*Requirement*
Extract, in full, the lines below, beginning at the first and ending with the line that contains "x_ticks = [0, 6, 12, 18, 24, 30, 36, 42, 48]". Pictures do not belong in the copy.

▬▬▬▬▬▬

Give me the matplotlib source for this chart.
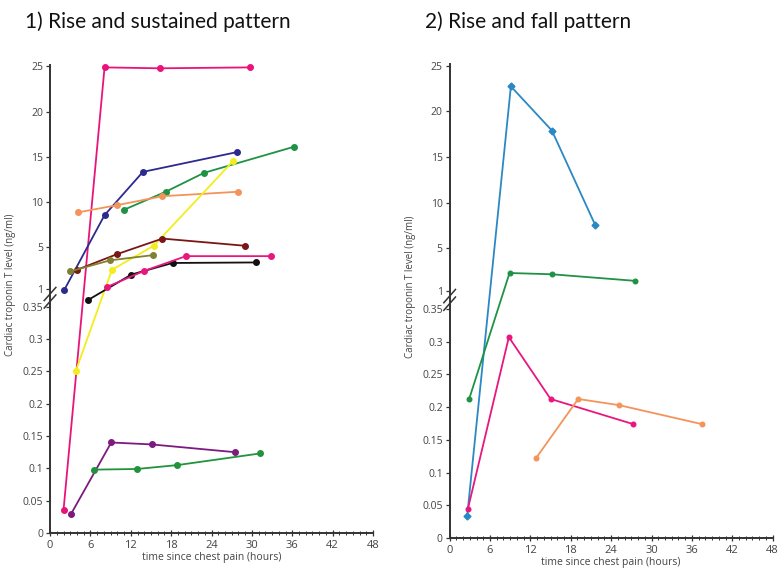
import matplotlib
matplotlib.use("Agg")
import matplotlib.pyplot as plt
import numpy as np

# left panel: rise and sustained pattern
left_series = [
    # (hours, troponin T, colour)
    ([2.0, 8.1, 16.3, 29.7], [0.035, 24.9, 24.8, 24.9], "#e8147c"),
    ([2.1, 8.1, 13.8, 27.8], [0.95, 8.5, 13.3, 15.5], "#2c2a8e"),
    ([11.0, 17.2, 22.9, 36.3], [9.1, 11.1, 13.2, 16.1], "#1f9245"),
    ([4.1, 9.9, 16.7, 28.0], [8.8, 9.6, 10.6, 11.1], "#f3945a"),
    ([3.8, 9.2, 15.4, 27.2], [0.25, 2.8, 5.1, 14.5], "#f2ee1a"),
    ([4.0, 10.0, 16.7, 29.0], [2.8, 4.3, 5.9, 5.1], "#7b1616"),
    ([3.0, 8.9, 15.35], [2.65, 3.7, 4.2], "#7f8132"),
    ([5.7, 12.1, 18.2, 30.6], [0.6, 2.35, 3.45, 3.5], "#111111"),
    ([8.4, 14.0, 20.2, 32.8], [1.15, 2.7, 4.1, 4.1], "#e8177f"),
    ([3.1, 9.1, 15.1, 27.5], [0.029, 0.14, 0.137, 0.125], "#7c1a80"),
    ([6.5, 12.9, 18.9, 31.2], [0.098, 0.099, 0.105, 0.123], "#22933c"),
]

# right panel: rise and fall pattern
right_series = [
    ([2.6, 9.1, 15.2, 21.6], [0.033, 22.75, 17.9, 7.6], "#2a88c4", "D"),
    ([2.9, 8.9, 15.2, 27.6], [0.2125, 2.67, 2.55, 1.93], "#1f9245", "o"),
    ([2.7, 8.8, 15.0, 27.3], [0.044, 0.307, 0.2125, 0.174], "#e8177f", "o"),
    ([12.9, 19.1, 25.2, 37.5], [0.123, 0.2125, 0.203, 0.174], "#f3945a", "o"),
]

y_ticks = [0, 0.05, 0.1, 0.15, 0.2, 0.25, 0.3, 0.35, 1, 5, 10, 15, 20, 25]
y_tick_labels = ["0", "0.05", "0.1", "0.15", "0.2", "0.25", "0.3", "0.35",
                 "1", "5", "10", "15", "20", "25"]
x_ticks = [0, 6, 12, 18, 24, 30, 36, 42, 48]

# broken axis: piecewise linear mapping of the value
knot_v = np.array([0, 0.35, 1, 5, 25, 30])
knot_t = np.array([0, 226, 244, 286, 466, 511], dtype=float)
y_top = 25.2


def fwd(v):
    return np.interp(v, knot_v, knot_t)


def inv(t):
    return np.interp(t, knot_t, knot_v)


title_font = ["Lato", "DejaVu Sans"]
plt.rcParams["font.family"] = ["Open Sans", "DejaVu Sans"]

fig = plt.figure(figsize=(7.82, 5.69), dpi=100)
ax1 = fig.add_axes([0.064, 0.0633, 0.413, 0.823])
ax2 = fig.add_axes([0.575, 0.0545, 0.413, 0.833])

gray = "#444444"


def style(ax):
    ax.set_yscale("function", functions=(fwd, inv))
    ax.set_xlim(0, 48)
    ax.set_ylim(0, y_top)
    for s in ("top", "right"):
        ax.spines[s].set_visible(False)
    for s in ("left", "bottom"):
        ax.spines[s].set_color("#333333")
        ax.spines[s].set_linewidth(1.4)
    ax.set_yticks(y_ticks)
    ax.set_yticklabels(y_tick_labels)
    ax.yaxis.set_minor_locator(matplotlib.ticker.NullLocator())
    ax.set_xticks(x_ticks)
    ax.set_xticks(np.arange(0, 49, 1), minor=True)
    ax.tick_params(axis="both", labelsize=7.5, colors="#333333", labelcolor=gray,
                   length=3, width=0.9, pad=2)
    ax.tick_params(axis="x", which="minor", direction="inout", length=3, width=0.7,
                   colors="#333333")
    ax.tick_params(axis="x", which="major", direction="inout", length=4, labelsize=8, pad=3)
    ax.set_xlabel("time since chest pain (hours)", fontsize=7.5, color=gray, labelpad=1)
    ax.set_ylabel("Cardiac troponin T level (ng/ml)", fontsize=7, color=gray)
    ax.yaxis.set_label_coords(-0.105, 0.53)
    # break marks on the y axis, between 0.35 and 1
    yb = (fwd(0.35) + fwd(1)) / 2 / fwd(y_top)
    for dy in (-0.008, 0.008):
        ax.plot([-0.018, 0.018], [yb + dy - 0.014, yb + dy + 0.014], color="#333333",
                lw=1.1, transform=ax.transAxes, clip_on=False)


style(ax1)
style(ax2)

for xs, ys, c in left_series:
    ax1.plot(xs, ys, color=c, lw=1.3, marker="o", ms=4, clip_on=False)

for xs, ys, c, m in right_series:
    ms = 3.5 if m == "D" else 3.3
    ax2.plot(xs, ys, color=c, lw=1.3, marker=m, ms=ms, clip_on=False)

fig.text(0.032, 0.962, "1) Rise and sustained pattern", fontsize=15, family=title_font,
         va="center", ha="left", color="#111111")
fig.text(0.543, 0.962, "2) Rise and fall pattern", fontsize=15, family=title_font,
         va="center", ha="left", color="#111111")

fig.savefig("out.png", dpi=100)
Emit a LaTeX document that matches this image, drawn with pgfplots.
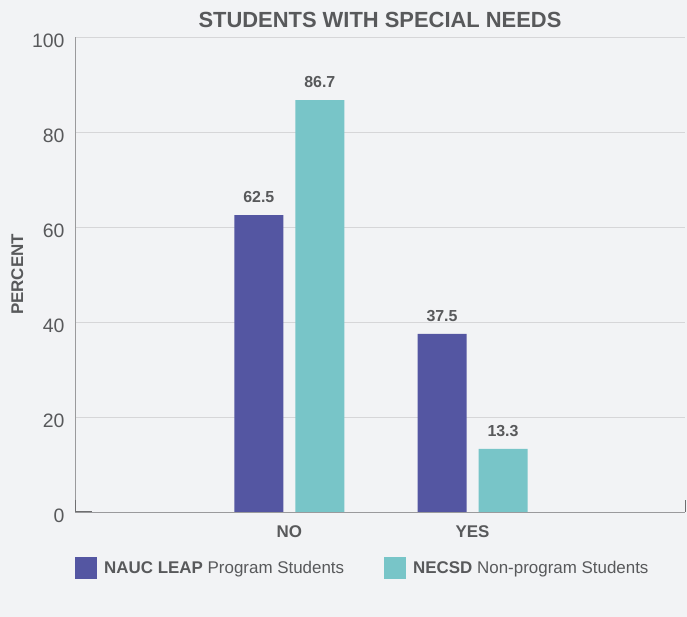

▬▬▬▬▬▬

*Written response*
Give me the matplotlib source for this chart.
import matplotlib
matplotlib.use("Agg")
import matplotlib.pyplot as plt
import numpy as np

# left panel: rise and sustained pattern
left_series = [
    # (hours, troponin T, colour)
    ([2.0, 8.1, 16.3, 29.7], [0.035, 24.9, 24.8, 24.9], "#e8147c"),
    ([2.1, 8.1, 13.8, 27.8], [0.95, 8.5, 13.3, 15.5], "#2c2a8e"),
    ([11.0, 17.2, 22.9, 36.3], [9.1, 11.1, 13.2, 16.1], "#1f9245"),
    ([4.1, 9.9, 16.7, 28.0], [8.8, 9.6, 10.6, 11.1], "#f3945a"),
    ([3.8, 9.2, 15.4, 27.2], [0.25, 2.8, 5.1, 14.5], "#f2ee1a"),
    ([4.0, 10.0, 16.7, 29.0], [2.8, 4.3, 5.9, 5.1], "#7b1616"),
    ([3.0, 8.9, 15.35], [2.65, 3.7, 4.2], "#7f8132"),
    ([5.7, 12.1, 18.2, 30.6], [0.6, 2.35, 3.45, 3.5], "#111111"),
    ([8.4, 14.0, 20.2, 32.8], [1.15, 2.7, 4.1, 4.1], "#e8177f"),
    ([3.1, 9.1, 15.1, 27.5], [0.029, 0.14, 0.137, 0.125], "#7c1a80"),
    ([6.5, 12.9, 18.9, 31.2], [0.098, 0.099, 0.105, 0.123], "#22933c"),
]

# right panel: rise and fall pattern
right_series = [
    ([2.6, 9.1, 15.2, 21.6], [0.033, 22.75, 17.9, 7.6], "#2a88c4", "D"),
    ([2.9, 8.9, 15.2, 27.6], [0.2125, 2.67, 2.55, 1.93], "#1f9245", "o"),
    ([2.7, 8.8, 15.0, 27.3], [0.044, 0.307, 0.2125, 0.174], "#e8177f", "o"),
    ([12.9, 19.1, 25.2, 37.5], [0.123, 0.2125, 0.203, 0.174], "#f3945a", "o"),
]

y_ticks = [0, 0.05, 0.1, 0.15, 0.2, 0.25, 0.3, 0.35, 1, 5, 10, 15, 20, 25]
y_tick_labels = ["0", "0.05", "0.1", "0.15", "0.2", "0.25", "0.3", "0.35",
                 "1", "5", "10", "15", "20", "25"]
x_ticks = [0, 6, 12, 18, 24, 30, 36, 42, 48]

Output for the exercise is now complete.